- Location of Melchor Ocampo in Zacatecas
- Coordinates: 24°49′52″N 101°38′33″W﻿ / ﻿24.83111°N 101.64250°W
- Country: Mexico
- State: Zacatecas
- Established: 19 August 1916
- Seat: Melchor Ocampo

Government
- • Municipal president: Rodolfo Cisneros Gallegos

Area
- • Total: 1,881.4 km^{2} (726.4 sq mi)
- Elevation (of seat): 2,030 m (6,660 ft)

Population (2020 Census)
- • Total: 2,736
- • Density: 1.454/km^{2} (3.766/sq mi)
- • Seat: 698
- Time zone: UTC-6 (Central)
- Postal codes: 98220–98229
- Area code: 842

= Melchor Ocampo Municipality, Zacatecas =

Melchor Ocampo is a municipality in the Mexican state of Zacatecas, located approximately 250 km north of Zacatecas City, the state capital. It is named after Melchor Ocampo.

==Geography==
The municipality of Melchor Ocampo lies at an elevation between 1200 and 2800 m in the Sierra Madre Oriental in northern Zacatecas. It borders Mazapil Municipality in Zacatecas to the south, and the Coahuilan municipalities of Viesca to the west, Parras to the north, and Saltillo to the east. The municipality covers an area of 1881.4 km2 and comprises 2.5% of the state's area.

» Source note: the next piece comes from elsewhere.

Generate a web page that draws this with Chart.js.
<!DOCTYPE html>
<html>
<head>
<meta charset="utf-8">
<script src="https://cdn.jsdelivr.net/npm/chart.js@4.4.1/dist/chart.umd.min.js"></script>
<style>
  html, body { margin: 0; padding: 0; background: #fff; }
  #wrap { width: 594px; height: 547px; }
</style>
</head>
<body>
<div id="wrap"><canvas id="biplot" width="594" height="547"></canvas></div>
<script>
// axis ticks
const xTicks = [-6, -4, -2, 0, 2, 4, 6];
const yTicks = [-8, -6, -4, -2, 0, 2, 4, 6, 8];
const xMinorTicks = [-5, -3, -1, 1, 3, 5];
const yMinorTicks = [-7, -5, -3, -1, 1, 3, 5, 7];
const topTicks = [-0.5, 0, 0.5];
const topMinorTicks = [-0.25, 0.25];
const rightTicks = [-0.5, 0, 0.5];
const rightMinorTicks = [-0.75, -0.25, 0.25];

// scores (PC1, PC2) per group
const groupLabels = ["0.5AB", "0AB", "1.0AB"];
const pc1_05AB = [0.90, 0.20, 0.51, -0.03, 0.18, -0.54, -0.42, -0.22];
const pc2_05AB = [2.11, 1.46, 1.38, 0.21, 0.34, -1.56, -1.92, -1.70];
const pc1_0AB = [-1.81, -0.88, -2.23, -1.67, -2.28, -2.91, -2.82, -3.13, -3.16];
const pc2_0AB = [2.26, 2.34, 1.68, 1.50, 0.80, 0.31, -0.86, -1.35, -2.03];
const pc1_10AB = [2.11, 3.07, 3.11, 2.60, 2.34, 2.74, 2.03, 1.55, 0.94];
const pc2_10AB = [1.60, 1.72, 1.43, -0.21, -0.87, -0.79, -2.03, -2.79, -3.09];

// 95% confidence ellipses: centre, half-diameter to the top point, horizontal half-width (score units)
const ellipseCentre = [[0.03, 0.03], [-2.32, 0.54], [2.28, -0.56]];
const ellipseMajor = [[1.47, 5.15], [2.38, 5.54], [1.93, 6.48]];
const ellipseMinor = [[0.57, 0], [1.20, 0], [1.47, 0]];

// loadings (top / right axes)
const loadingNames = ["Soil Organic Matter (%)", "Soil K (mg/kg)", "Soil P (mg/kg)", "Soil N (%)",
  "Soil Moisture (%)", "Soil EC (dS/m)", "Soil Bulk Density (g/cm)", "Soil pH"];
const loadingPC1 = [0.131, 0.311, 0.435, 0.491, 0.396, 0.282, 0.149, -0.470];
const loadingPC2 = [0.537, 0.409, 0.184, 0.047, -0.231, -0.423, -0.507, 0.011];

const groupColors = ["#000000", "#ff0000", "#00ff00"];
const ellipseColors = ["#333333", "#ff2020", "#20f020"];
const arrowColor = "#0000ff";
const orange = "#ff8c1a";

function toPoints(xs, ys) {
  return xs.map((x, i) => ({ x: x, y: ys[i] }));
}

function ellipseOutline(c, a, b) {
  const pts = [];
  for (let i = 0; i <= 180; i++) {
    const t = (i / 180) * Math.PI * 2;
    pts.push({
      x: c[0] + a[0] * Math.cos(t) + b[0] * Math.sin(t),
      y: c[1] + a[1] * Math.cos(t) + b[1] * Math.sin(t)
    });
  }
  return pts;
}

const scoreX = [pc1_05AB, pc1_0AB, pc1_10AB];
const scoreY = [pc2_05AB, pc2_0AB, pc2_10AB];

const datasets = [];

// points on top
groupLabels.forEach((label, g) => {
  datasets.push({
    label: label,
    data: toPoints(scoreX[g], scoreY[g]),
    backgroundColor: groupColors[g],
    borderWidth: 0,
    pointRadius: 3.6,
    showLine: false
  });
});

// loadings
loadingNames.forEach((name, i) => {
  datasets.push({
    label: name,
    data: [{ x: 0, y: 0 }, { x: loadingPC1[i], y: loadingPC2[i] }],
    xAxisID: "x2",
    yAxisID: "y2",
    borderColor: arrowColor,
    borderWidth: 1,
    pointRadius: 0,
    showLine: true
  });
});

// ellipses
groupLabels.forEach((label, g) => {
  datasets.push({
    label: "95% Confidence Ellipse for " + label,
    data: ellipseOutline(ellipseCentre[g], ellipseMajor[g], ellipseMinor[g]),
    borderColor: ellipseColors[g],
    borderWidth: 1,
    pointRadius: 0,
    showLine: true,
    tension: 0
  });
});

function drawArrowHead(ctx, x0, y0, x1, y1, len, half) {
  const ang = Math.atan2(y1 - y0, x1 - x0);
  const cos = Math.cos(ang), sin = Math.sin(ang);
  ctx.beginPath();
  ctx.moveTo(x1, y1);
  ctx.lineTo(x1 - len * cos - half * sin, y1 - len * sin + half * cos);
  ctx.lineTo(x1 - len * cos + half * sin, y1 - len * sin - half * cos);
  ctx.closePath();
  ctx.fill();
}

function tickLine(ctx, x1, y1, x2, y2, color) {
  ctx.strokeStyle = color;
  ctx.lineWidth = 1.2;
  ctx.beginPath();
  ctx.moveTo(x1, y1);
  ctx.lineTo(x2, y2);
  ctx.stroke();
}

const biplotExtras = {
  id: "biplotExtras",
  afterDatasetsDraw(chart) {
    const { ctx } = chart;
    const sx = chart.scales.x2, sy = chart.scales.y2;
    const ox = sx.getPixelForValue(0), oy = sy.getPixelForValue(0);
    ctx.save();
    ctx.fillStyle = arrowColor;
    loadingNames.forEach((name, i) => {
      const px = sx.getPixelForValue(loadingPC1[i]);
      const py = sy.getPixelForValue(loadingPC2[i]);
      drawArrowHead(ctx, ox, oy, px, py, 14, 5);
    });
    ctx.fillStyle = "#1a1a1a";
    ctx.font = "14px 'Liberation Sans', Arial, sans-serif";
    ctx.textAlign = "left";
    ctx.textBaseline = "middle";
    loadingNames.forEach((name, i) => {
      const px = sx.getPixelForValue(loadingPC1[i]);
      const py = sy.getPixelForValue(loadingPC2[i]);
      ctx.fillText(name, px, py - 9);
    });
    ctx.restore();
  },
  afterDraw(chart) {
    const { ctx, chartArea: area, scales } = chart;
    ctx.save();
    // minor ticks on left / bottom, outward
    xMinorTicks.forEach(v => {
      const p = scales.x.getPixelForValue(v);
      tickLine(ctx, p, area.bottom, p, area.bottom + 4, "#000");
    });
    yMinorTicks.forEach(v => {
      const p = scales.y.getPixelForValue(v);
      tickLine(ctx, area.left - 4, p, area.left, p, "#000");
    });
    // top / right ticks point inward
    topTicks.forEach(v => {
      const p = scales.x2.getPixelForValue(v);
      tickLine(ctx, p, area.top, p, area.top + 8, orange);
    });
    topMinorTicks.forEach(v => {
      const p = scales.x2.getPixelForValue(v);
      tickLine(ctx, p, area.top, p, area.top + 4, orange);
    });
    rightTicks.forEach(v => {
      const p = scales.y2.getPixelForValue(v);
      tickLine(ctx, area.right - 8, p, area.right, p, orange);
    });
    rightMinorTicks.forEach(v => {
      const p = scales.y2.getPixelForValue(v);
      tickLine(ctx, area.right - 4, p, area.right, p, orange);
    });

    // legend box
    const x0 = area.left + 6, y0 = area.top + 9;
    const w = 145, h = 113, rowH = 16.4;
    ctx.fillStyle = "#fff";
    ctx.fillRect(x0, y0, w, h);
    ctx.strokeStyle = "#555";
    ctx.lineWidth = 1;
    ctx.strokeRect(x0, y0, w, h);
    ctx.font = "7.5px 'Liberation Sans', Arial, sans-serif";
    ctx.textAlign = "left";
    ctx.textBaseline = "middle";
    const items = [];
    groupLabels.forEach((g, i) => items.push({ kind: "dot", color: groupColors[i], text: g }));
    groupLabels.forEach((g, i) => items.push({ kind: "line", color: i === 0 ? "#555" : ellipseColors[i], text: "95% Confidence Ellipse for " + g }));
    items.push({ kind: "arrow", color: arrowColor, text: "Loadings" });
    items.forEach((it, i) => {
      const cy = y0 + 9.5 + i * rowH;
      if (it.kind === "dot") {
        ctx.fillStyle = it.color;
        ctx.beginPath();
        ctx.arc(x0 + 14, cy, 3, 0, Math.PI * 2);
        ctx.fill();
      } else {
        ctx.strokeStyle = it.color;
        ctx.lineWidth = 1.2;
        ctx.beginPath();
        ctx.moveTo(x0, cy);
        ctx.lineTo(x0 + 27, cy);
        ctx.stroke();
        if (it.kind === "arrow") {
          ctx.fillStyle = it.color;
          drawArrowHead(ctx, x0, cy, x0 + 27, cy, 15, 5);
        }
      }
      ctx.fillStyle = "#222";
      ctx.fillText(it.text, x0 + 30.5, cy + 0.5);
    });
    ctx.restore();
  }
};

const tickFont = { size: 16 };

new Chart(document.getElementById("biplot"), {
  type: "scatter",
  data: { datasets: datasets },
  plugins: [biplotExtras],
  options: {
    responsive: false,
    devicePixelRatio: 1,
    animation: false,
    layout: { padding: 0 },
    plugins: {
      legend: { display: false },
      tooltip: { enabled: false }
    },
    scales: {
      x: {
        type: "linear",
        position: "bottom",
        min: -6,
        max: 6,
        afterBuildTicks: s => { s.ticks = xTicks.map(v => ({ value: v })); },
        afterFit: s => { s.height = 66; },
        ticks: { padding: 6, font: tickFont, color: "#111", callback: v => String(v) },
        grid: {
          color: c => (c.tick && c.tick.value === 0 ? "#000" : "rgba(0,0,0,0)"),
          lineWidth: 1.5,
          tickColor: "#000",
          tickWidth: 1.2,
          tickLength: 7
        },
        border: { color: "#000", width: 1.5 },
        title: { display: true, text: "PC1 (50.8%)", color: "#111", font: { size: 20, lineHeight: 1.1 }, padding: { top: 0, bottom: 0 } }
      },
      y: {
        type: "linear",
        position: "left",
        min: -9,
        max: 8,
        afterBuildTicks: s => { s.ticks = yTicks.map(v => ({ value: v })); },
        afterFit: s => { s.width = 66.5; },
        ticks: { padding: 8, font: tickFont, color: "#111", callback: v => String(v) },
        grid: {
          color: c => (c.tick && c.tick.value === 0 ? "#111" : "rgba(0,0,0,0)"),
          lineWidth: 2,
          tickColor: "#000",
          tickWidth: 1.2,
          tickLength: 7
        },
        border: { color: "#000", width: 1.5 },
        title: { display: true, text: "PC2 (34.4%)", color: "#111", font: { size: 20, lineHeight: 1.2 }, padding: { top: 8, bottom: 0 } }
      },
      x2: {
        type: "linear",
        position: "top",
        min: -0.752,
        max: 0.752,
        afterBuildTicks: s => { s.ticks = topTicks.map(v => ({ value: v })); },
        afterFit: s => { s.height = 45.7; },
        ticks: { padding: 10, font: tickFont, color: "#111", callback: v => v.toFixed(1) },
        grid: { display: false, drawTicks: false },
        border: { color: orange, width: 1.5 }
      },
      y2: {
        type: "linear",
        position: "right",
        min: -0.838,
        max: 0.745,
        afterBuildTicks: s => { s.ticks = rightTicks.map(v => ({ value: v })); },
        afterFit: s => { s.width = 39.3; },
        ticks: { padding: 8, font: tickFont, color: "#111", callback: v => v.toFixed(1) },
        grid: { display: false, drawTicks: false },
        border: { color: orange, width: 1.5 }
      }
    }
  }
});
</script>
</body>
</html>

As of 2009, 1% of the land in Melchor Ocampo is used for agriculture, and another 1% is covered by forest, but the Meseta Central matorral is the predominant land cover (98%) in the municipality. Melchor Ocampo is situated in the drainage basin of the Laguna de Viesca in the Bolsón de Mapimí.

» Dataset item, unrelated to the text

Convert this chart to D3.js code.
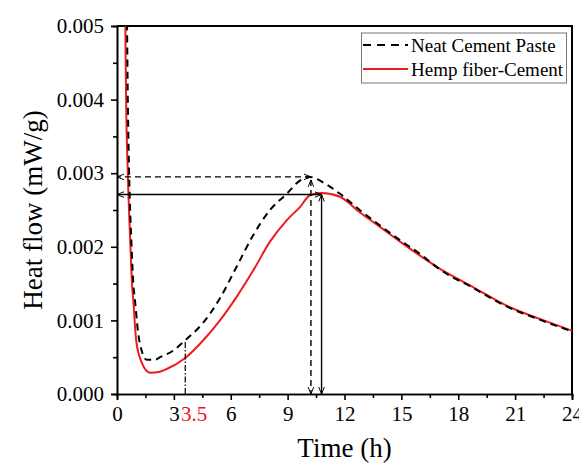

Melchor Ocampo's climate ranges from semiarid to arid desert. Average temperatures in the municipality range between 12 and 22 C, and average annual precipitation ranges between 200 and 600 mm.

==History==
Melchor Ocampo is located in territory that was inhabited by the Guachichil and Irritila peoples prior to Spanish contact. Permanent settlement in the area dates to 1872 with the founding of the San Pedro hacienda, where a railway station was built in 1903.

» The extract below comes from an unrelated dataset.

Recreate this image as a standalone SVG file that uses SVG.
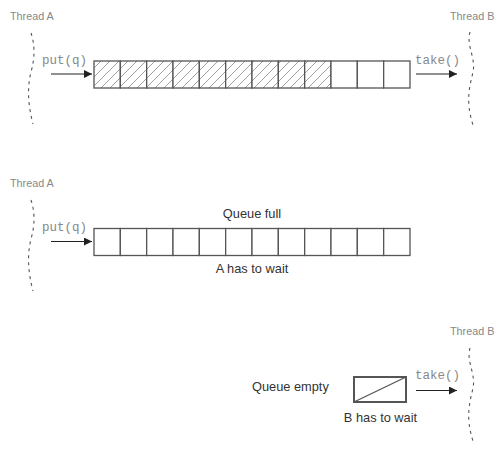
<svg xmlns="http://www.w3.org/2000/svg" width="500" height="462" viewBox="0 0 500 462">
<style>
.thr{font-family:"Liberation Sans",Arial,sans-serif;font-size:10.8px;fill:#888}
.code{font-family:"Liberation Mono","Courier New",monospace;font-size:12.5px;fill:#888}
.lbl{font-family:"Liberation Sans",Arial,sans-serif;font-size:12.8px;fill:#333}
.cell{fill:#fff;stroke:#555;stroke-width:1.3}
.hatch{fill:url(#hatch);stroke:#555;stroke-width:1.3}
.life{fill:none;stroke:#555;stroke-width:1.1;stroke-dasharray:3 4}
.arr{stroke:#222;stroke-width:1.2;fill:none;marker-end:url(#ah)}
</style>
<defs>
<marker id="ah" viewBox="0 0 10 10" refX="10" refY="5" markerWidth="8" markerHeight="8" markerUnits="userSpaceOnUse" orient="auto">
<path d="M0,0 L10,5 L0,10 z" fill="#222"/>
</marker>
<pattern id="hatch" patternUnits="userSpaceOnUse" width="9" height="9">
<rect width="9" height="9" fill="#fff"/>
<path d="M-1,10 L10,-1 M-1,1 L1,-1 M8,10 L10,8" stroke="#888" stroke-width="0.8"/>
</pattern>
</defs>

<g id="threadA1">
<text class="thr" x="10" y="20">Thread A</text>
<path class="life" d="M31,33 C35,45 35,58 31,72 C27,88 28,105 33,124"/>
</g>
<g id="threadB1">
<text class="thr" x="450" y="20">Thread B</text>
<path class="life" d="M470,32 C466,45 476,58 473,72 C470,86 465,100 473,125"/>
</g>
<g id="queue1">
<rect class="hatch" x="94" y="61" width="26.33" height="27"/>
<rect class="hatch" x="120.33" y="61" width="26.33" height="27"/>
<rect class="hatch" x="146.67" y="61" width="26.33" height="27"/>
<rect class="hatch" x="173" y="61" width="26.33" height="27"/>
<rect class="hatch" x="199.33" y="61" width="26.33" height="27"/>
<rect class="hatch" x="225.67" y="61" width="26.33" height="27"/>
<rect class="hatch" x="252" y="61" width="26.33" height="27"/>
<rect class="hatch" x="278.33" y="61" width="26.33" height="27"/>
<rect class="hatch" x="304.67" y="61" width="26.33" height="27"/>
<rect class="cell" x="331" y="61" width="26.33" height="27"/>
<rect class="cell" x="357.33" y="61" width="26.33" height="27"/>
<rect class="cell" x="383.67" y="61" width="26.33" height="27"/>
</g>

<g id="threadA2">
<text class="thr" x="10" y="187">Thread A</text>
<path class="life" d="M31,200 C35,212 35,225 31,239 C27,255 28,272 33,291"/>
</g>
<g id="queue2">
<text class="lbl" x="252" y="218" text-anchor="middle">Queue full</text>
<rect class="cell" x="94" y="228.5" width="26.33" height="27"/>
<rect class="cell" x="120.33" y="228.5" width="26.33" height="27"/>
<rect class="cell" x="146.67" y="228.5" width="26.33" height="27"/>
<rect class="cell" x="173" y="228.5" width="26.33" height="27"/>
<rect class="cell" x="199.33" y="228.5" width="26.33" height="27"/>
<rect class="cell" x="225.67" y="228.5" width="26.33" height="27"/>
<rect class="cell" x="252" y="228.5" width="26.33" height="27"/>
<rect class="cell" x="278.33" y="228.5" width="26.33" height="27"/>
<rect class="cell" x="304.67" y="228.5" width="26.33" height="27"/>
<rect class="cell" x="331" y="228.5" width="26.33" height="27"/>
<rect class="cell" x="357.33" y="228.5" width="26.33" height="27"/>
<rect class="cell" x="383.67" y="228.5" width="26.33" height="27"/>
<text class="lbl" x="252" y="273" text-anchor="middle">A has to wait</text>
</g>

<g id="threadB3">
<text class="thr" x="450" y="335">Thread B</text>
<path class="life" d="M470,348 C466,361 476,374 473,388 C470,402 465,416 473,441"/>
</g>
<g id="queue3">
<text class="lbl" x="252" y="391">Queue empty</text>
<rect x="354" y="377" width="52" height="25" fill="#fff" stroke="#555" stroke-width="2"/>
<line x1="354" y1="402" x2="406" y2="377" stroke="#555" stroke-width="1.3"/>
<text class="lbl" x="380.5" y="421.5" text-anchor="middle">B has to wait</text>
</g>

<g id="connectors">
<text class="code" x="42" y="64">put(q)</text>
<line class="arr" x1="51" y1="74" x2="92" y2="74"/>
<text class="code" x="415" y="64">take()</text>
<line class="arr" x1="416" y1="74" x2="457" y2="74"/>
<text class="code" x="42" y="231">put(q)</text>
<line class="arr" x1="51" y1="241.5" x2="92" y2="241.5"/>
<text class="code" x="415" y="379">take()</text>
<line class="arr" x1="416" y1="390.5" x2="457" y2="390.5"/>
</g>
</svg>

The municipality of San Pedro Ocampo was established on 19 August 1916, and on 9 January 1935, it changed its name to Melchor Ocampo. Deposits of gold, silver and lead were discovered in the municipality in the 1930s.

==Administration==
The municipal government of Melchor Ocampo comprises a president, a councillor (Spanish: síndico), and seven trustees (regidores), four elected by relative majority and three by proportional representation. The current president of the municipality is Rodolfo Cisneros Gallegos.

==Demographics==
In the 2020 INEGI census, Melchor Ocampo recorded a population of 2736 inhabitants living in 721 households. The 2010 Census recorded a population of 2662 inhabitants in Melchor Ocampo.

There are 28 inhabited localities in the municipality, of which only the municipal seat, also called Melchor Ocampo, is classified as urban. It recorded a population of 698 inhabitants in the 2020 Census.

==Economy==
In the 2015 Intercensal Survey, 30% of Melchor Ocampo's workforce was employed in the primary sector, 44% in the secondary sector, 5% in commerce, and 21% in services. The main crops grown are alfalfa, and cactus pear for fodder. A small mine in the municipality called La Fé del Norte produces 120 tonnes of zinc–lead ore per day as of 2020.